Access Holdings has reported a pre-tax profit of N222.78 billion for the first quarter of 2025, marking a 9.89% increase compared to the same period last year.
This performance was largely supported by strong growth in interest income, which rose by 58.28% year-on-year to N980.68 billion.
While the bank recorded a surge in interest income in Q1 2025, this was heavily offset by a 71.32% jump in interest expenses to N760.47 billion, shrinking net interest income by over 20% to N220.21 billion.
Access retained just 22.45% of its interest income after funding costs, far below GTCO (80.11%), Zenith Bank (70.58%), highlighting pressure on its cost of funds.
Still, strong non-interest income, driven by fee and commission growth and FX/fair value gains, helped cushion the blow, underlining the group’s diversified earnings base even as funding costs eroded core profitability.
Key highlights Q1 2025 vs. Q1 2024):
- Interest Income: N980.675 billion +58.28% YoY
- Interest Expense: N760.469 billion +71.32% YoY
- Net interest income: N220.206 billion -20.13% YoY
- Net fee and commission income: N146.224 billion +68.35% YoY.
- Fair value/FX gains: N214.392 billion +79.82% YoY
- Earnings per share N4.88 +12.18% YoY
- Loans and advances to customers N10.962 trillion -4.58%.
- Total Assets N39.086 trillion -5.81%.
- Customers’ deposits N23.032 trillion +2.25%.
Insight
Access Holdings’ Q1 2025 performance was largely fueled by strong interest income, which surged by 58.28% year-on-year.
This growth was underpinned by two main sources: income from loans and advances to customers and banks, which made up 63.29% of the total interest income (up from 61% in Q1 2024), and interest income from investment securities, which contributed 34.14%, slightly higher than 33.89% last year.
While these numbers appear impressive, rising interest expenses dulled the shine.
- Funding costs soared, with interest paid on customer and interbank deposits rising over 80% to N696.89 billion.
- Expenses on borrowings and debt instruments also climbed to N63.58 billion.
As a result, net interest income dipped 20.13% to N220.21 billion, reflecting the pressure from higher funding costs.
What kept the bottom line afloat was a robust non-interest income performance. Total fee and commission income rose 55.26% to N174.48 billion, driven largely by:
- Credit-related fees and commissions: N75.52 billion (+70.11%)
- Electronic banking income: N48.35 billion (+44.83%)
Additionally, fair value and foreign exchange gains nearly doubled, reaching N214.39 billion, a significant boost to the bank’s earnings resilience.
Balance sheet review
Despite a 5.81% contraction in total assets to N39.09 trillion, Access Holdings maintained its status as one of the largest banks by asset size.

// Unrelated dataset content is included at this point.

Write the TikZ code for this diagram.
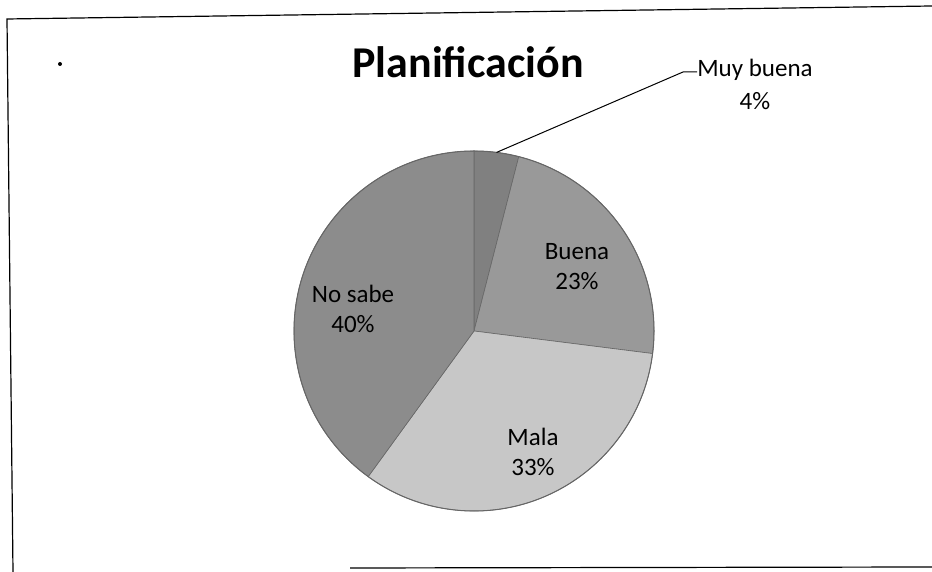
\documentclass[tikz,border=0pt]{standalone}
\usepackage{fontspec}
\setmainfont{Carlito}
\usetikzlibrary{positioning}
\definecolor{nosabe}{gray}{0.55}
\definecolor{muybuena}{gray}{0.50}
\definecolor{buena}{gray}{0.60}
\definecolor{mala}{gray}{0.78}
\definecolor{edge}{gray}{0.40}

\begin{document}
\begin{tikzpicture}[x=1pt,y=1pt,
        lbl/.style={align=center,inner sep=0pt,font=\fontsize{25}{30}\selectfont},
        slice/.style={draw=edge,line width=0.6pt}]
        \useasboundingbox (0,0) rectangle (932,572);
        % frame of the scanned chart
        \draw[line width=1.2pt] (932,566) -- (7,553) -- (13,0);
        \draw[line width=1.2pt] (350,4) -- (932,5);
        \fill (60,508) circle (2);
        \node[font=\bfseries\fontsize{44}{50}\selectfont] (title) at (468,510) {Planificación};
        % pie
        \coordinate (c) at (474,241);
        \filldraw[slice,fill=muybuena] (c) -- +(90:180) arc[start angle=90,end angle=75.6,radius=180] -- cycle;
        \filldraw[slice,fill=buena] (c) -- +(75.6:180) arc[start angle=75.6,end angle=-7.2,radius=180] -- cycle;
        \filldraw[slice,fill=mala] (c) -- +(-7.2:180) arc[start angle=-7.2,end angle=-126,radius=180] -- cycle;
        \filldraw[slice,fill=nosabe] (c) -- +(-126:180) arc[start angle=-126,end angle=-270,radius=180] -- cycle;
        \draw[edge,line width=1pt] (c) circle (180);
        % labels
        \node[lbl] (lns) at (353,263) {No sabe\\40\%};
        \node[lbl] (lbu) at (577,305) {Buena\\23\%};
        \node[lbl] (lma) at (533,120) {Mala\\33\%};
        \node[lbl,font=\fontsize{25}{33}\selectfont] (lmb) at (755,488) {Muy buena\\4\%};
        \coordinate (mb) at ([shift={(82.8:180)}]c);
        \coordinate (knee) at (683,500);
        \draw[line width=1pt] (mb) -- (knee) -- (lmb.west |- knee);
\end{tikzpicture}
\end{document}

The drop was primarily due to lower balances in loans, investment securities, and cash with the Central Bank.
However, the bank’s ability to grow its deposit base amid tight liquidity stands out.
Customer deposits rose by N507.56 billion in the quarter alone, reaching N23.03 trillion, providing much-needed balance sheet stability and supporting liquidity ratios.